Claimant further contends that he would not have settled the third party case had he known respondents would make a claim for credit against the settlement proceeds. Therefore, respondents knowingly waived any future credit by agreeing to the settlement and accepting $48,011.92. Respondents categorically deny any such waiver on their part. They assert that the record of the stipulated judgment specifically reflects their intention to claim a credit against the proceeds, for any future compensation liability.
Respondents contend that Section 31-293 does not require an employer to take credit for any future liability at the time a third party case is settled. To the contrary, the statute does not preclude the taking of a credit at a later time. The statute merely mentions the value of the employer’s claim which can be asserted at any time.
By specifically mentioning the value of the employer’s claim, the legislature intended, that, absent a specific apportionment by the Court pursuant to a verdict and judgment thereon, to grant the employer the right of reimbursement for past and future payments.
In support of their position respondents cite local custom and precedent as well as a recognized workers’ compensation authority, Professor Arthur Larson.
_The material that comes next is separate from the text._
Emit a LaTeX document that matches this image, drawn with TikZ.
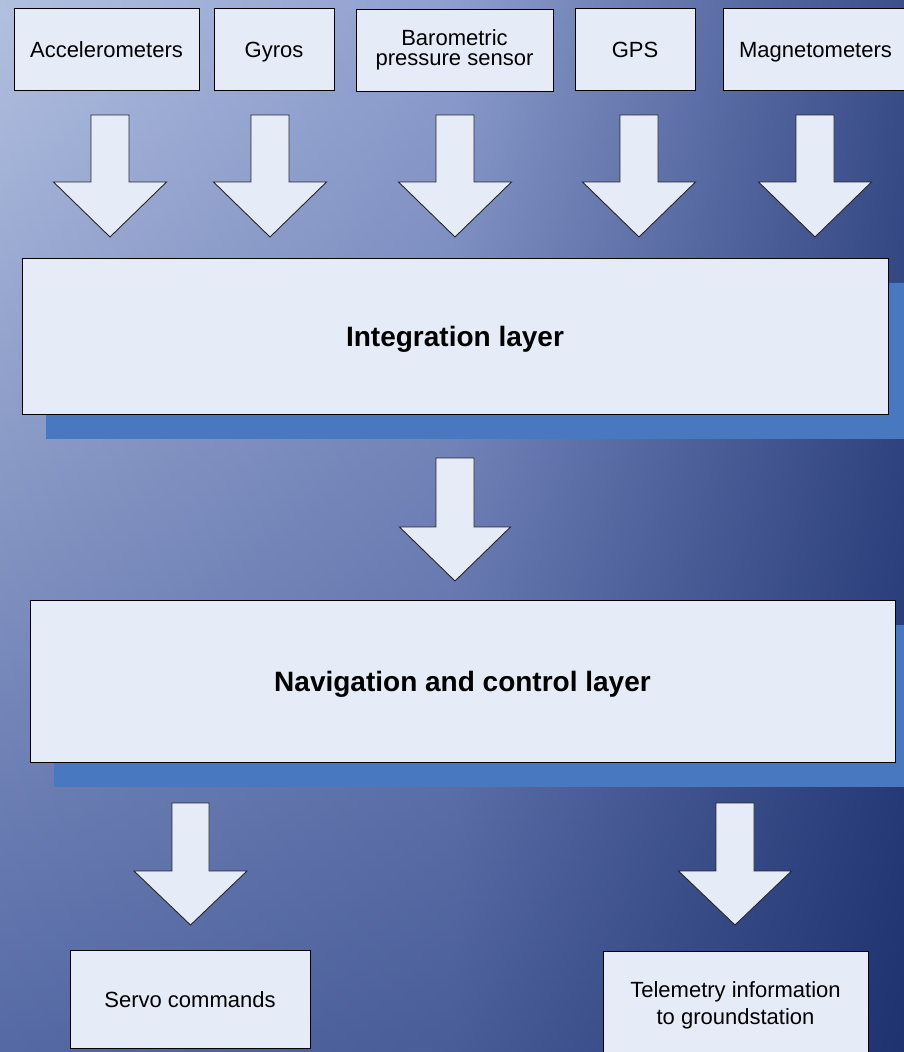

His opinions are set forth in a treatise, a section of which deals with subrogation and lien rights of an employer against third party tort feasors whose negligence caused a compensable injury. Larson points out how difficult it is to determine the amount of an employer’s liability for future workers’ compensation payments at the time when third party litigation is terminated. Some states such as New York provide a specific mechanism for dealing with the problem of future benefits. For laws which lack such a mechanism, Larson states that the granting of a credit is the proper statutory interpretation, explaining as follows:
“If the statute does not take pains to deal explicitly with the problem of future benefits but merely credits the carrier for compensation paid, or compensation for which the carrier is liable, the correct holding is still that the excess of third party recovery over past compensation actually paid stands as a credit against future liability of the carrier.”, 2a Larson, Workmen’s Compensation Law, Sec. 74. 31(e) (1988).
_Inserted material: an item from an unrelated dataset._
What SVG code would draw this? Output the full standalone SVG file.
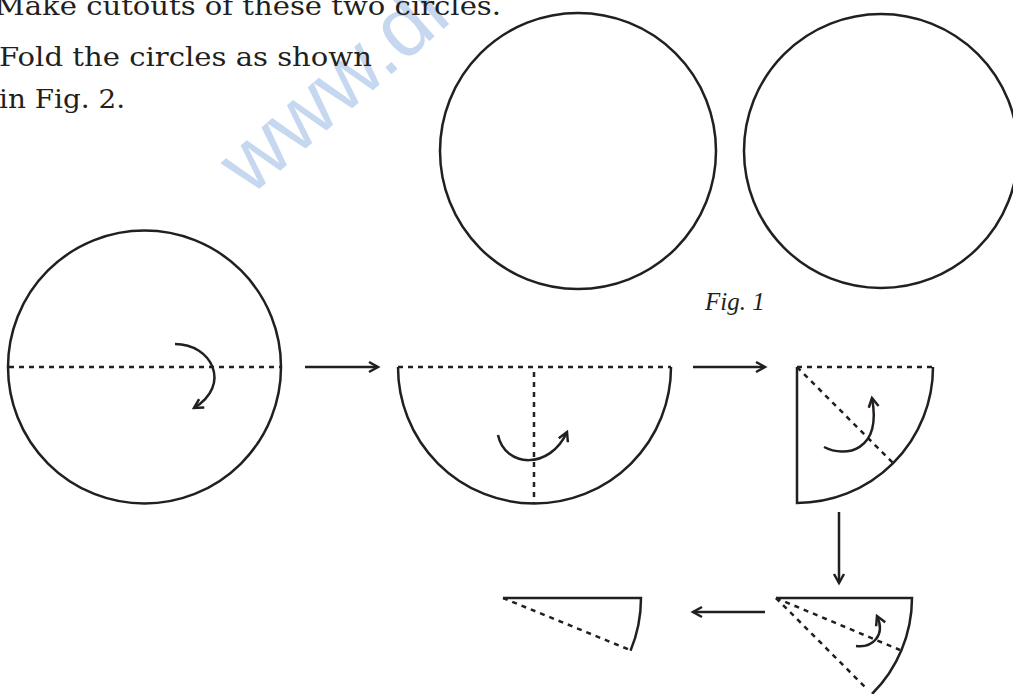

If the statute is silent on the credit issue direction from the Courts is equally absent. However, there is a decision of this Division which deals with the issue, Conrad v. Haggerty Pool Service, 3 Conn. Workers’ Comp. Rev. Op. 96, 174 CRD-7-82 (1986). There claimant suffered a compensable back injury which caused multiple surgeries. As a result of the second surgery the surgeon failed to remove a sponge and claimant instituted a medical malpractice suit against him and the hospital. The case was settled for $50,000 of which Trial Commissioner in Conrad, supra, found that there was a credit due the respondents because of the recovery in the malpractice action. All parties in the Conrad case appeared to view the credit issue as being one of settled law. The claimant in Conrad only contended that respondents were precluded from a credit, not because the statute made no such provision, but because the funds from which the claimed credit would be paid flowed from a tort occurring after the compensable injury.
The C.R.D. disagreed, and in affirming the Trial Commissioner’s decision confirmed the award of a credit against the amount of the third party settlement. We find that the disposition in that case dictates the affirmation of the Finding and Award of the Trial Commissioner in this case.
Commissioners Rhoda Loeb and A. Thomas White, Jr. concur.